I enjoyed this post by Max Rashbrooke on writer James Patterson and podcaster Joe Rogan, both of whom claim to be oppressed by woke activists.

These are perilous days indeed for a near-billionaire author who outsells Stephen King and Dan Brown combined, and for his fellow victim, the host of a podcast downloaded 200 million times a month. But jibes like this, though satisfying, only get us so far.

Rogan and Patterson are expressing a fear increasingly held by older males: that society no longer seeks their views. Indeed, they feel their opinions to be scorned and denigrated.

As the cliché goes, when you’re accustomed to privilege, equality feels like oppression. But Rashbrooke makes a more nuanced point, which is that what these highly privileged and successful figures describe as “silencing” is not what’s being asked of them.

For the most part, though, what I hear is a request for something subtly different: humility. It’s not the speaking that’s the problem, it’s the dominating: the need of so many men to hold forth at length, to speak over others, to assume theirs is the most interesting and most important voice.

As I wrote about Lizzo the other day, what is often described as cancel culture isn’t; it’s people asking high profile figures to try and be better people. But all too often the response of the person criticised, particularly if he’s a cisgender straight white man, is to throw his toys out of the pram. Heaven forfend anybody point out that he’s incorrect, or that the world is more complex than he understands it to be. As Rashbrooke puts it:

for a certain class of highly educated men, the speaker’s authority is all – or most – of what they have. Strip that away, and they are left bare, exposed, even humiliated.

Humiliation is a horrible feeling.
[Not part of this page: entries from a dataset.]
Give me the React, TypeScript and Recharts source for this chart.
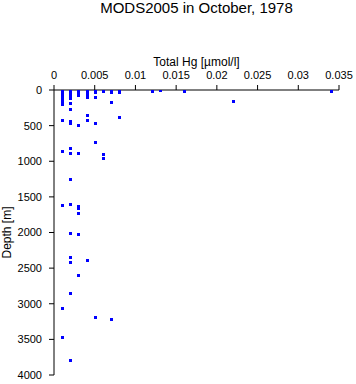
import { Scatter, ScatterChart, XAxis, YAxis } from 'recharts'

const W = 356
const H = 384
const FONT = '"Liberation Sans", Arial, sans-serif'
const BLUE = '#0000ff'

const TITLE = 'MODS2005 in October, 1978'
const X_LABEL = 'Total Hg [µmol/l]'
const Y_LABEL = 'Depth [m]'

const X_TICKS = [0, 0.005, 0.01, 0.015, 0.02, 0.025, 0.03, 0.035]
const Y_TICKS = [0, 500, 1000, 1500, 2000, 2500, 3000, 3500, 4000]

// Hg concentration per sample group, depths
const HG_LEVELS = [0.001, 0.002, 0.003, 0.004, 0.005, 0.006, 0.007, 0.008, 0.012, 0.013, 0.016, 0.022, 0.034]
const DEPTHS: number[][] = [
  [0, 10, 25, 50, 75, 100, 125, 150, 175, 200, 420, 850, 1620, 3060, 3460],
  [0, 10, 25, 50, 70, 115, 180, 265, 430, 470, 815, 885, 1255, 1600, 2005, 2350, 2420, 2855, 3785],
  [0, 10, 25, 50, 75, 485, 890, 1635, 1650, 1725, 2025, 2600],
  [0, 10, 30, 60, 100, 350, 425, 2390],
  [0, 10, 30, 105, 470, 725, 3180],
  [0, 20, 905, 960],
  [0, 35, 175, 3215],
  [0, 35, 385],
  [15],
  [0],
  [10],
  [155],
  [15],
]

const points = HG_LEVELS.flatMap((hg, i) => DEPTHS[i].map((depth) => ({ hg, depth })))

function Marker({ cx, cy }: { cx?: number; cy?: number }) {
  if (cx == null || cy == null) return null
  return (
    <rect
      x={Math.round(cx) - 1.5}
      y={Math.round(cy) - 1.5}
      width={3}
      height={3}
      fill={BLUE}
      shapeRendering="crispEdges"
    />
  )
}

const tickStyle = { fill: '#000', fontSize: 11, fontFamily: FONT }

export default function App() {
  return (
    <div style={{ position: 'absolute', left: 0, top: 0, width: W, height: H, background: '#fff' }}>
      <ScatterChart width={W} height={H} margin={{ top: 0, right: 17, bottom: 9, left: 0 }}>
        <text
          x={196.5}
          y={13}
          textAnchor="middle"
          fontFamily={FONT}
          fontSize={15}
          fill="#000"
        >
          {TITLE}
        </text>
        <text
          x={196.5}
          y={66}
          textAnchor="middle"
          fontFamily={FONT}
          fontSize={12}
          fill="#000"
        >
          {X_LABEL}
        </text>
        <text
          x={10.5}
          y={232.5}
          transform="rotate(-90, 10.5, 232.5)"
          textAnchor="middle"
          fontFamily={FONT}
          fontSize={12}
          fill="#000"
        >
          {Y_LABEL}
        </text>
        <XAxis
          type="number"
          dataKey="hg"
          orientation="top"
          height={90}
          domain={[0, 0.035]}
          ticks={X_TICKS}
          interval={0}
          tick={tickStyle}
          tickSize={5}
          tickMargin={6}
          stroke="#000"
          allowDataOverflow
        />
        <YAxis
          type="number"
          dataKey="depth"
          reversed
          width={54}
          domain={[0, 4000]}
          ticks={Y_TICKS}
          interval={0}
          tick={tickStyle}
          tickSize={5}
          tickMargin={7}
          stroke="#000"
          allowDataOverflow
        />
        <Scatter data={points} shape={<Marker />} isAnimationActive={false} />
      </ScatterChart>
    </div>
  )
}
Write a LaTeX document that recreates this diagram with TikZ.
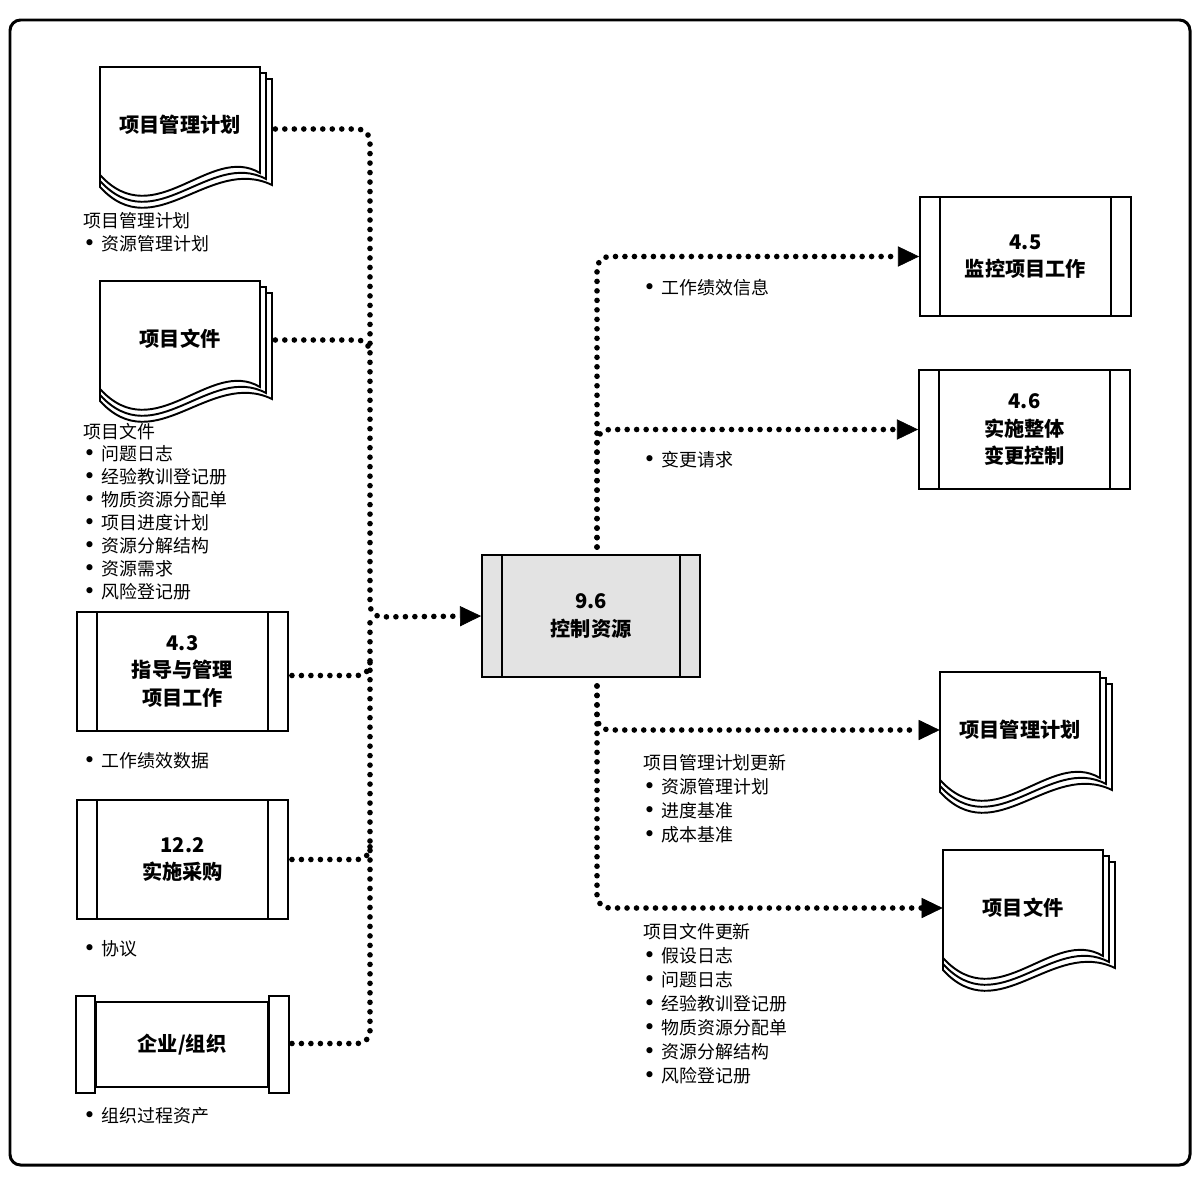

But the reaction to it by highly privileged people demonstrates that for them, it’s also a rare feeling – whereas for the marginalised groups they complain about or in some cases even attack, it’s everyday reality.


This frightens them deeply because they, like us all, are social beings, reliant on the regard of others; not to be heard is almost not to exist. (A point, of course, that traditionally marginalised groups have often made.)